EN TOUTE DISCRÉTION, la HAS soumettait en juillet dernier pour « consultation publique » ses recommandations encore provisoires sur l’autisme et les autres troubles envahissants du développement chez l’enfant et l’adolescent via son site internet. Quelques mois plus tard, ces mêmes recommandations qui doivent officiellement être dévoilées aujourd’hui seront au contraire sous le feu des projecteurs et scrutées avec la plus grande attention.

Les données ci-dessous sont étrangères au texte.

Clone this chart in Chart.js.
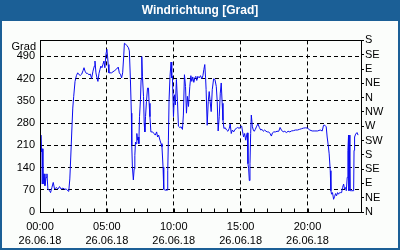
<!DOCTYPE html>
<html>
<head>
<meta charset="utf-8">
<script src="https://cdn.jsdelivr.net/npm/chart.js@4.4.0/dist/chart.umd.min.js"></script>
<style>
  html, body { margin: 0; padding: 0; background: #1b5f96; }
  #wrap { width: 400px; height: 250px; }
</style>
</head>
<body>
<div id="wrap"><canvas id="windChart" width="400" height="250"></canvas></div>
<script>
'use strict';

// time of day in hours (26.06.18) and wind direction in degrees
const hours = [
  0.00, 0.07, 0.12, 0.17, 0.22, 0.30, 0.37, 0.45, 0.52, 0.59, 0.72, 0.79, 0.89, 0.99, 1.09, 1.21, 1.34, 1.46, 1.58, 1.71,
  1.83, 1.96, 2.08, 2.15, 2.23, 2.30, 2.38, 2.45, 2.52, 2.62, 2.72, 2.82, 2.92, 3.02, 3.12, 3.22, 3.29, 3.37, 3.47, 3.56,
  3.66, 3.76, 3.86, 3.96, 4.06, 4.11, 4.18, 4.26, 4.33, 4.41, 4.48, 4.55, 4.63, 4.70, 4.78, 4.85, 4.93, 5.00,
  5.05, 5.10, 5.15, 5.35, 5.55, 5.73, 5.85, 5.93, 6.03, 6.10, 6.18, 6.26, 6.31, 6.41, 6.51, 6.61, 6.68, 6.76, 6.83, 6.86,
  6.91, 6.98, 7.04, 7.09, 7.14, 7.19, 7.24, 7.29, 7.34, 7.39, 7.44, 7.51, 7.56, 7.61, 7.66, 7.74, 7.79, 7.84, 7.89, 7.96,
  8.04, 8.11, 8.16, 8.22, 8.29, 8.42, 8.52, 8.62, 8.72, 8.79, 8.87, 8.97, 9.05, 9.12, 9.20, 9.25, 9.32, 9.42, 9.50, 9.55,
  9.60, 9.65, 9.72, 9.80, 9.85, 9.90,
  9.98, 10.05, 10.12, 10.20, 10.28, 10.35, 10.45, 10.55, 10.65, 10.72, 10.80, 10.88, 10.95, 11.02, 11.10, 11.20, 11.28,
  11.35, 11.42, 11.50, 11.58, 11.65, 11.72, 11.80, 11.90, 12.00, 12.10, 12.18, 12.25, 12.32, 12.38, 12.42, 12.50, 12.58,
  12.65, 12.72, 12.80, 12.88, 12.98, 13.08, 13.18, 13.25, 13.32, 13.40, 13.48, 13.55, 13.62, 13.68, 13.75, 13.85, 13.95,
  14.05, 14.15, 14.22, 14.30, 14.38, 14.48, 14.58, 14.68, 14.78, 14.90,
  15.02, 15.08, 15.15, 15.22, 15.30, 15.38, 15.45, 15.50, 15.55, 15.60, 15.65, 15.70, 15.75, 15.80, 15.88, 15.95, 16.02,
  16.10, 16.20, 16.30, 16.40, 16.50, 16.60, 16.70, 16.80, 16.90, 17.00, 17.10, 17.20, 17.30, 17.38, 17.48, 17.60, 17.72,
  17.85, 17.95, 18.05, 18.18, 18.30, 18.42, 18.55, 18.68, 18.80, 18.95, 19.10, 19.25, 19.40, 19.55, 19.70, 19.85, 20.00,
  20.17, 20.35, 20.55, 20.75, 20.95, 21.10, 21.20, 21.30, 21.40, 21.47, 21.55, 21.62, 21.70, 21.75, 21.80, 21.87, 21.95,
  22.02, 22.10, 22.17, 22.25, 22.32, 22.40, 22.47, 22.55, 22.62, 22.70, 22.77, 22.85, 22.90, 22.97, 23.02, 23.07, 23.10,
  23.17, 23.20, 23.30, 23.45, 23.48, 23.52, 23.60, 23.70, 23.78
];
const degrees = [
  88, 242, 189, 199, 88, 120, 83, 109, 120, 72, 67, 61, 77, 93, 72, 77, 72, 80, 72, 75,
  72, 72, 67, 65, 104, 173, 258, 327, 364, 411, 429, 438, 432, 430, 434, 445, 454, 443, 436, 436,
  432, 434, 420, 443, 459, 475, 438, 422, 411, 436, 448, 459, 454, 464, 475, 454, 496, 512,
  491, 464, 438, 438, 444, 450, 456, 438, 432, 422, 438, 491, 531, 528, 523, 517, 507, 417, 311, 210,
  141, 101, 136, 178, 220, 215, 247, 226, 236, 215, 300, 353, 417, 489, 427, 364, 279, 252, 300, 348,
  390, 390, 342, 300, 252, 252, 247, 242, 252, 236, 242, 226, 215, 205, 141, 72, 69, 69, 69, 130,
  226, 353, 427, 472, 422, 427,
  300, 369, 337, 417, 348, 270, 266, 268, 260, 305, 432, 395, 311, 364, 332, 395, 429,
  411, 425, 408, 422, 427, 414, 427, 422, 429, 419, 429, 448, 464, 422, 385, 273, 348,
  379, 348, 316, 385, 419, 417, 395, 348, 255, 300, 374, 406, 342, 289, 263, 265, 258,
  254, 263, 277, 247, 258, 252, 260, 263, 266, 263,
  270, 270, 252, 236, 247, 226, 242, 249, 152, 136, 99, 152, 247, 305, 268, 258, 254,
  260, 270, 277, 266, 258, 260, 254, 258, 254, 252, 252, 247, 239, 249, 252, 252, 254,
  254, 266, 258, 252, 254, 250, 254, 252, 255, 256, 258, 258, 260, 262, 264, 265, 264,
  258, 255, 255, 255, 258, 255, 273, 273, 268, 236, 210, 183, 130, 67, 56, 61, 40,
  48, 58, 51, 61, 56, 61, 61, 61, 77, 88, 72, 77, 67, 109, 194, 242, 67,
  242, 67, 67, 67, 194, 236, 245, 250, 242
];

const leftTicks = [0, 70, 140, 210, 280, 350, 420, 490];
const rightTicks = [0, 45, 90, 135, 180, 225, 270, 315, 360, 405, 450, 495, 540];
const rightLabels = ['N', 'NE', 'E', 'SE', 'S', 'SW', 'W', 'NW', 'N', 'NE', 'E', 'SE', 'S'];
const timeLabels = { 0: '00:00', 5: '05:00', 10: '10:00', 15: '15:00', 20: '20:00' };
const dateLabel = '26.06.18';

Chart.defaults.font.family = '"Liberation Sans", Arial, sans-serif';
Chart.defaults.font.size = 11;
Chart.defaults.color = '#000';

// blue frame, plot border, hour marks and the "Grad" caption
const framePlugin = {
  id: 'frame',
  beforeDraw(chart) {
    const ctx = chart.ctx;
    ctx.save();
    ctx.fillStyle = '#1b5f96';
    ctx.fillRect(0, 0, chart.width, chart.height);
    ctx.fillStyle = '#fbfdfb';
    ctx.fillRect(2, 21, chart.width - 4, chart.height - 23);
    ctx.restore();
  },
  afterDraw(chart) {
    const ctx = chart.ctx;
    const a = chart.chartArea;
    const xs = chart.scales.x;
    const l = Math.round(a.left) + 0.5;
    const r = Math.round(a.right) + 0.5;
    const t = Math.round(a.top) + 0.5;
    const b = Math.round(a.bottom) + 0.5;
    ctx.save();
    ctx.strokeStyle = '#000';
    ctx.lineWidth = 1;
    ctx.strokeRect(l, t, r - l, b - t);
    ctx.beginPath();
    for (let h = 1; h < 24; h++) {
      const x = Math.round(xs.getPixelForValue(h)) + 0.5;
      ctx.moveTo(x, b);
      ctx.lineTo(x, b - 4);
    }
    ctx.stroke();
    ctx.fillStyle = '#000';
    ctx.font = '11px "Liberation Sans", Arial, sans-serif';
    ctx.textAlign = 'right';
    ctx.textBaseline = 'alphabetic';
    ctx.fillText('Grad', a.left - 4, a.top + 10);
    ctx.restore();
  }
};

new Chart(document.getElementById('windChart'), {
  type: 'line',
  data: {
    datasets: [{
      data: hours.map((h, i) => ({ x: h, y: degrees[i] })),
      borderColor: '#0b0bf0',
      borderWidth: 1,
      pointRadius: 0,
      fill: false,
      tension: 0
    }]
  },
  options: {
    responsive: false,
    animation: false,
    devicePixelRatio: 1,
    layout: { padding: 0 },
    plugins: {
      legend: { display: false },
      tooltip: { enabled: false },
      title: {
        display: true,
        text: 'Windrichtung [Grad]',
        color: '#fff',
        font: { size: 12, weight: 'bold' },
        padding: { top: 3, bottom: 23 }
      }
    },
    scales: {
      x: {
        type: 'linear',
        min: 0,
        max: 24,
        afterFit: s => { s.height = 38; },
        ticks: {
          stepSize: 1,
          autoSkip: false,
          maxRotation: 0,
          padding: 7,
          font: { size: 11, lineHeight: 1.36 },
          callback: v => timeLabels[v] ? [timeLabels[v], dateLabel] : ''
        },
        grid: {
          color: c => (c.tick && c.tick.value % 5 === 0 && c.tick.value > 0 && c.tick.value < 24) ? '#000' : 'transparent',
          drawTicks: false
        },
        border: { display: false, dash: [4, 3] }
      },
      y: {
        position: 'left',
        min: 0,
        max: 540,
        afterBuildTicks: s => { s.ticks = leftTicks.map(v => ({ value: v })); },
        afterFit: s => { s.width = 40; },
        ticks: { padding: 5, autoSkip: false },
        grid: { color: '#000', drawTicks: false },
        border: { display: false, dash: [4, 3] }
      },
      y2: {
        position: 'right',
        min: 0,
        max: 540,
        afterBuildTicks: s => { s.ticks = rightTicks.map(v => ({ value: v })); },
        afterFit: s => { s.width = 39; },
        ticks: { padding: 1, autoSkip: false, callback: (v, i) => rightLabels[i] },
        grid: { drawOnChartArea: false, color: '#000', tickLength: 3 },
        border: { display: false }
      }
    }
  },
  plugins: [framePlugin]
});
</script>
</body>
</html>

Entre-temps, le quotidien « Libération » a récemment mis l’accent sur un passage hautement polémique concernant les pratiques psychanalytiques dans la prise en charge de l’autisme en citant un document de travail vraisemblablement très proche de celui mis en ligne en juillet dernier sur le site Internet de la HAS. À la page 154 du « document préparatoire » retiré depuis du site de la Haute Autorité figure en effet la conclusion suivante : « Les données scientifiques ne permettent pas de juger de l’efficacité ou de la sécurité des prises en charge institutionnelles à référence psychanalytique ». Depuis plusieurs semaines, psychanalystes et associations de parents d’enfants autistes exposent leurs arguments dans les médias en faveur ou contre cette pratique depuis longtemps décriée dans l’autisme, au point de générer fin janvier une proposition de loi prônant son interdiction pure et simple dans le champ de la maladie. Entre ces deux camps, des psychiatres non-psychanalystes s’invitent pacifiquement dans la bataille en publiant une pétition en ligne* « en faveur des bonnes pratiques en psychiatrie et dans les professions associées », paraphée par près de 1 200 signataires. Alors que la HAS doit publier aujourd’hui ses recommandations, « le moment est (…) particulièrement important pour envoyer en France un signal fort pour favoriser l’appui des recommandations de bonnes pratiques sur les connaissances scientifiques de l’autisme », souligne le manifeste. « Actuellement de nombreuses informations peuvent faire penser que les professionnels de la santé mentale en France rejettent les connaissances scientifiques et les principes de l’EBM (Evidence based medicine) et se tournent vers des pratiques non conformes à l’éthique et aux connaissances scientifiques actuelles », à commencer par la psychanalyse qui est ici implicitement pointée du doigt sans jamais être nommée.
Exception française.
« Nous voulons par ce manifeste faire connaître un autre aspect de la santé mentale en France : l’existence de professionnels qui fondent leur pratique sur les principes de l’EBM. Nous pensons par ce manifeste favoriser la reconnaissance par le public de cette approche et encourager son développement parmi les professionnels », écrivent les 13 psychiatres et psychologues cliniciens à l’origine de la pétition. « La plupart des pédopsychiatres qui ne sont pas psychanalystes jouent l’omertà », déclare le Dr François Pinabel, psychiatre non-psychanalyste qui a participé à l’élaboration de ce manifeste.
« Il faut que l’on sorte du bois en se manifestant car ce que le grand public voit, c’est une guerre d’école entre les psychanalystes et les comportementalistes », poursuit-il. « Il est peut-être temps de montrer qu’en France, il y a des professionnels qui essayent de travailler comme on travaille partout dans le monde dans n’importe quelle spécialité médicale, avec le devoir de mettre à jour ses connaissances et compétences en fonction des consensus internationaux », indique le Dr Pinabel qui pointe « l’exception française de la pédopsychiatrie où 90 % des pédopsychiatres restent tournés sur eux-mêmes ». Avec ce manifeste, « nous ne voulons pas la guerre, nous voulons au contraire sortir du débat dans l’intérêt des patients », martèle le psychiatre. « Je vois des patients dont je fais le diagnostic, mais selon le bassin de vie où ils résident, je suis incapable de leur proposer des soins qui correspondent car éthiquement, je refuse de les envoyer dans des hôpitaux de jour où je sais qu’ils vont être pris en charge de façon psychanalytique, à faire de la pâte à modeler et ne pas être stimulés. Du coup, je suis obligé d’envoyer ces patients dans le privé où ce sont les parents qui doivent payer de leur poche. Et ça, ce n’est pas normal », confie le Dr Pinabel.